# Kan extensions in concrete 2-categories

Kan extensions make sense in any 2-category. I am interested in Kan extensions in "concrete" 2-categories consisting of actual categories with some sort of structure (e.g., finite products, finite limits, pretoposes, toposes, etc.), with 1- and 2-cells structure-preserving functors and any natural transformations.

First of all, when do such extensions exist? The usual Kan extensions exist whenever the target category is co-complete, but these functors do not typically preserve the relevant structure (aside: what are some relatively simple examples of this phenomenon). Is there some way to "fix up" this problem and provide a "structure-preserving Kan" given co-completeness? If not, are there other conditions which might allow us to do that? Failing either of these, are there at least conditions under which the ordinary Kan extensions will preserve structure X?

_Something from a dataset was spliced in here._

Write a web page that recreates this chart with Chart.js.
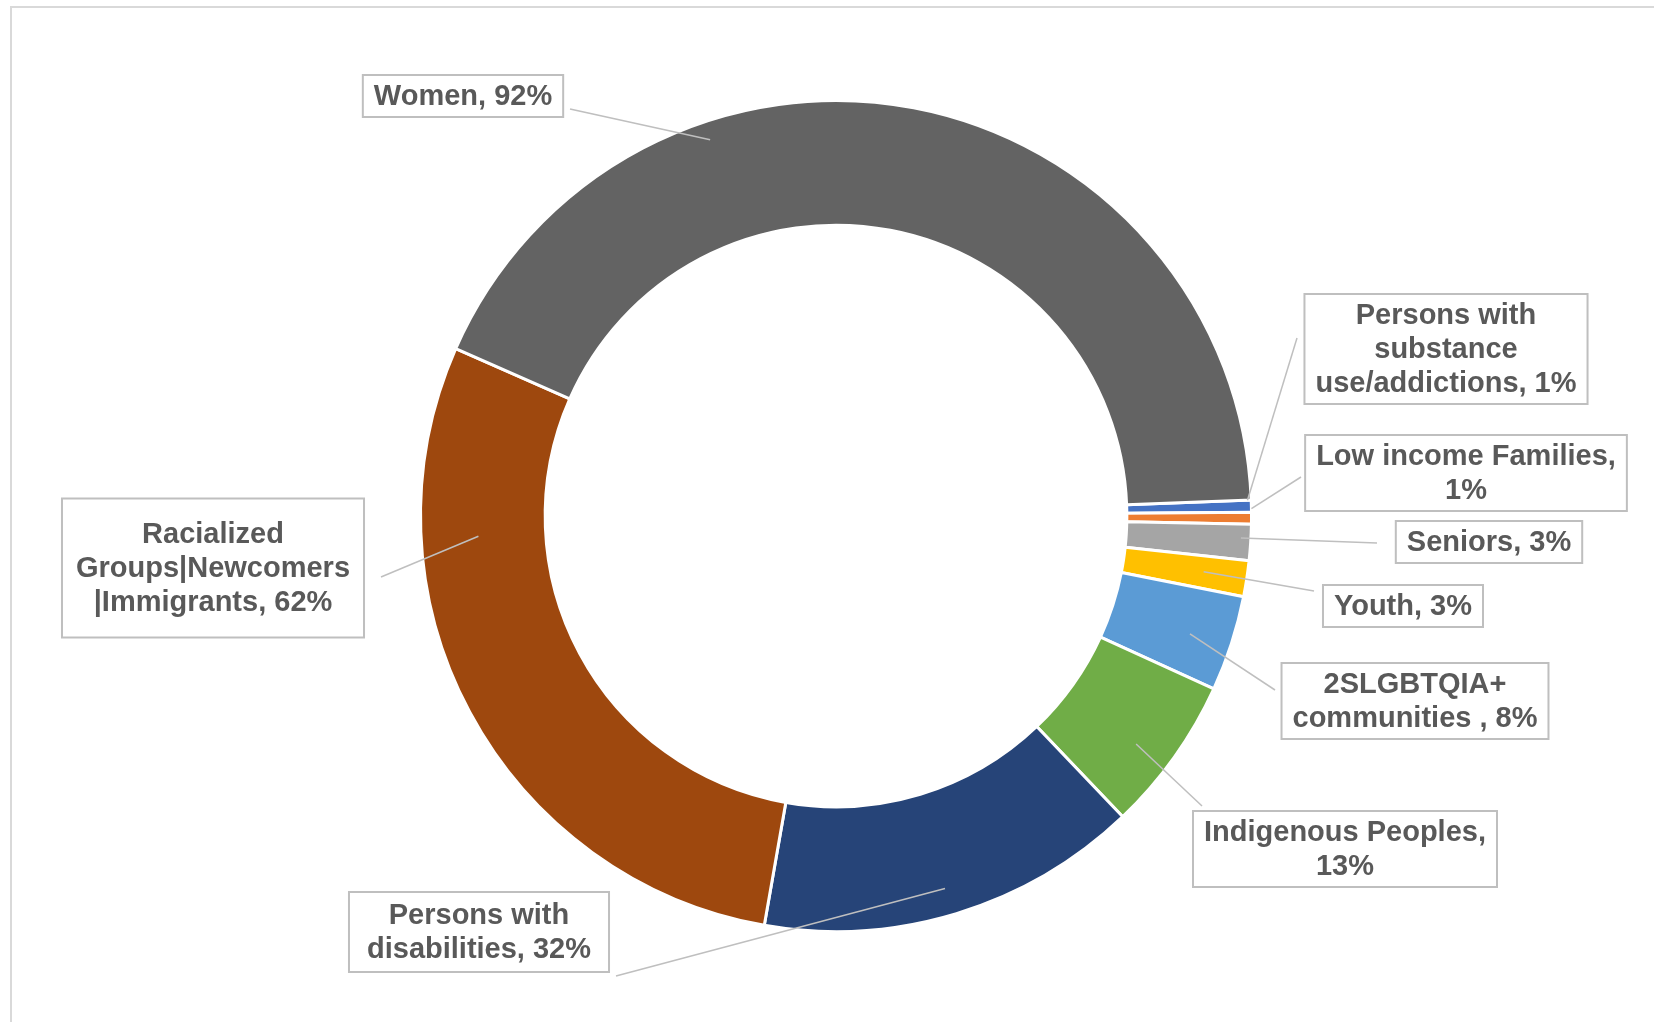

This leads to a second question. If (some) extensions do exist in a concrete 2-category, how are they related to the usual extensions in $\textbf{Cat}$? Intuitively, I would expect the forgetful functor to preserve right Kan extensions, as these are akin to limits, and the free completion to preserve left Kan extensions.

Thanks!

• I think you mean "...whenever the target category is cocomplete and the source category is small". – Mike Shulman Feb 20 '15 at 17:53

One situation in which a Kan extension can be "fixed up" is if the category of structure-preserving maps between two structured categories is a reflective or coreflective (full) subcategory of the category of all maps. For instance, if $C$ is small and $D$ is well-behaved (e.g. locally presentable) and both have finite limits, then $\mathrm{Lex}(C,D)$ is a reflective subcategory of $[C,D]$. Thus, applying the reflector to a left Kan extension in $\mathrm{Cat}$ will "fix it up" into a left Kan extension in the 2-category $\mathrm{Lex}$.